■ Information provided

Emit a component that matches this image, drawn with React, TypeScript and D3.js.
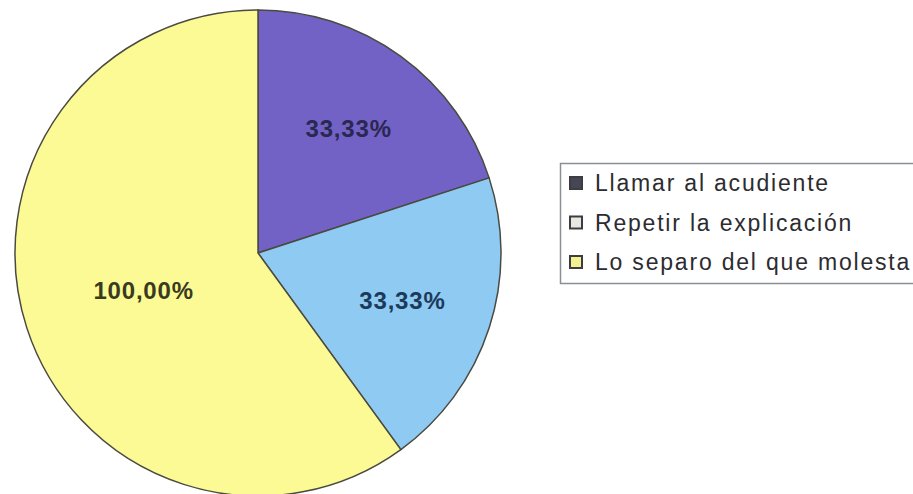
import { useEffect, useRef } from "react";
import * as d3 from "d3";

const categories = ["Llamar al acudiente", "Repetir la explicación", "Lo separo del que molesta"];
const values = [33.33, 33.33, 100.0];
const labels = ["33,33%", "33,33%", "100,00%"];
const fills = ["#7262c6", "#8ecaf2", "#fbfa94"];
const labelColors = ["#2a2850", "#1c3a5a", "#3a3a20"];
const labelRadius = [0.635, 0.625, 0.495];
const legendSwatch = ["#454752", "#e8e8e0", "#f4f090"];

const W = 913;
const H = 494;
const CX = 258;
const CY = 253;
const R = 243;

export default function App() {
  const svgRef = useRef<SVGSVGElement | null>(null);

  useEffect(() => {
    const svg = d3.select(svgRef.current);
    svg.selectAll("*").remove();

    const pie = d3.pie<number>().sort(null).value((d) => d);
    const arcs = pie(values);
    const arc = d3.arc<d3.PieArcDatum<number>>().innerRadius(0).outerRadius(R);
    const centroid = (d: d3.PieArcDatum<number>, i: number) =>
      d3
        .arc<d3.PieArcDatum<number>>()
        .innerRadius(R * labelRadius[i])
        .outerRadius(R * labelRadius[i])
        .centroid(d);

    const g = svg.append("g").attr("transform", `translate(${CX},${CY})`);
    g.selectAll("path")
      .data(arcs)
      .join("path")
      .attr("d", arc)
      .attr("fill", (_d, i) => fills[i])
      .attr("stroke", "#4a4a40")
      .attr("stroke-width", 1.5);

    g.selectAll("text")
      .data(arcs)
      .join("text")
      .attr("x", (d, i) => centroid(d, i)[0])
      .attr("y", (d, i) => centroid(d, i)[1])
      .attr("dy", "0.36em")
      .attr("text-anchor", "middle")
      .attr("font-family", "Arial, 'Liberation Sans', sans-serif")
      .attr("font-weight", "bold")
      .attr("font-size", 24)
      .attr("letter-spacing", 0.8)
      .attr("fill", (_d, i) => labelColors[i])
      .text((_d, i) => labels[i]);

    // legend
    const lg = svg.append("g").attr("transform", "translate(560,163)");
    lg.append("rect")
      .attr("x", 0.5)
      .attr("y", 0.5)
      .attr("width", 390)
      .attr("height", 120)
      .attr("fill", "#fff")
      .attr("stroke", "#8a8f94")
      .attr("stroke-width", 1.5);
    const row = lg
      .selectAll("g.row")
      .data(categories)
      .join("g")
      .attr("class", "row")
      .attr("transform", (_d, i) => `translate(10,${20 + i * 39.5})`);
    row
      .append("rect")
      .attr("x", 0)
      .attr("y", -6)
      .attr("width", 12)
      .attr("height", 12)
      .attr("fill", (_d, i) => legendSwatch[i])
      .attr("stroke", "#3c3c44")
      .attr("stroke-width", 2);
    row
      .append("text")
      .attr("x", 25)
      .attr("dy", "0.36em")
      .attr("font-family", "Arial, 'Liberation Sans', sans-serif")
      .attr("font-size", 23)
      .attr("letter-spacing", 1.8)
      .attr("fill", "#2c2c30")
      .text((d) => d);
  }, []);

  return (
    <svg
      ref={svgRef}
      width={W}
      height={H}
      style={{ position: "absolute", left: 0, top: 0, background: "#fff" }}
    />
  );
}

■ Exercise requirements
Begin at the top of the material above and output each line exactly, stopping after the line that holds "const R = 243;". Leave out pictures.

■ In response
Emit a component that matches this image, drawn with React, TypeScript and D3.js.
import { useEffect, useRef } from "react";
import * as d3 from "d3";

const categories = ["Llamar al acudiente", "Repetir la explicación", "Lo separo del que molesta"];
const values = [33.33, 33.33, 100.0];
const labels = ["33,33%", "33,33%", "100,00%"];
const fills = ["#7262c6", "#8ecaf2", "#fbfa94"];
const labelColors = ["#2a2850", "#1c3a5a", "#3a3a20"];
const labelRadius = [0.635, 0.625, 0.495];
const legendSwatch = ["#454752", "#e8e8e0", "#f4f090"];

const W = 913;
const H = 494;
const CX = 258;
const CY = 253;
const R = 243;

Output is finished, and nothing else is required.